I hope this service sets an example that brings a new biblical understanding of the Passion of Jesus and that it restores Good Friday to a central place in the Church’s life. Above all, I hope it will drive us away from Easter bunnies and Easter Parades down 5th Avenue as the meaning of Easter and into the experience of the resurrected life itself.
~John Shelby Spong
Read the essay online here.
Question & Answer
Bill Russell from Orchard Park, New York, writes:
Question:
Given that most of the events in the gospels’ accounts of the last week of Jesus’ life are, as you suggest, myth and metaphor based on Old Testament passages, what do you think was the origin of the “Lord’s Supper”/Holy Communion”/the “Eucharist?”
Answer:
Dear Bill,
Let me first expand on your stated assumption that you seem to attribute to me, namely the accounts of the last week of Jesus’ life were nothing more than myths and metaphors based on Old Testament passages. The early Christians interpreted Jesus in the light of their conviction that he fulfilled their expectations of the Hebrew Scriptures in regard to “the one who is to come,” but they had an experience with a person of history for whom this interpretive process was employed. Behind the narrative in the gospel in regard to the crucifixion was the fact that a person named Jesus actually lived in history and was in fact crucified by the Romans. So the story is not all myth and metaphor, though both myths and metaphors have always been used as an interpretive means by which we seek to get to the heart of the “Jesus experience.”

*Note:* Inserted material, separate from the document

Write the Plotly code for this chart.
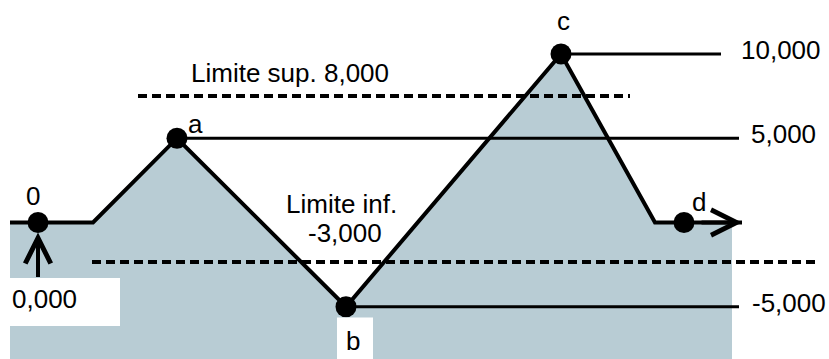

There is little doubt in my mind that the origin of the Lord’s Supper, the Eucharist, or the Holy Communion was an adaptation of the Jewish Passover for Christian usage. The Passover was a liturgical interpretation of the moment that witnessed the birth of the Jewish nation in the experience of the exodus from Egypt and out of slavery. The Eucharist was a liturgical re-enactment of the birth of Christianity born out of the transformative experiences that we call the crucifixion and the resurrection. The breaking of the bread and the blessing of the cup of wine in the Passover were newly understood and expanded into the symbols of the broken body and the shed blood of the crucified one. To eat and drink these symbols was to interpret his death as the doorway to life. Almost inevitably these symbols were literalized and began to represent the entry of the worshiper into the resurrected life of Jesus or, more specifically, the entry of the worshiper into the life of God, which pointed the worshiper toward a kind of mystical union of the human with the divine. The early Christians gathered to break bread in the name of the resurrected one and to remember what his death meant as the moment of their transformation.
Today, eating together remains a symbol of community and eating together to celebrate a special event in life like a birthday or an anniversary is still the way we keep the community’s memory alive.
I treasure the Eucharist. I do not literalize it. I think every occasion of sharing food brings lives closer together. I rejoice in both.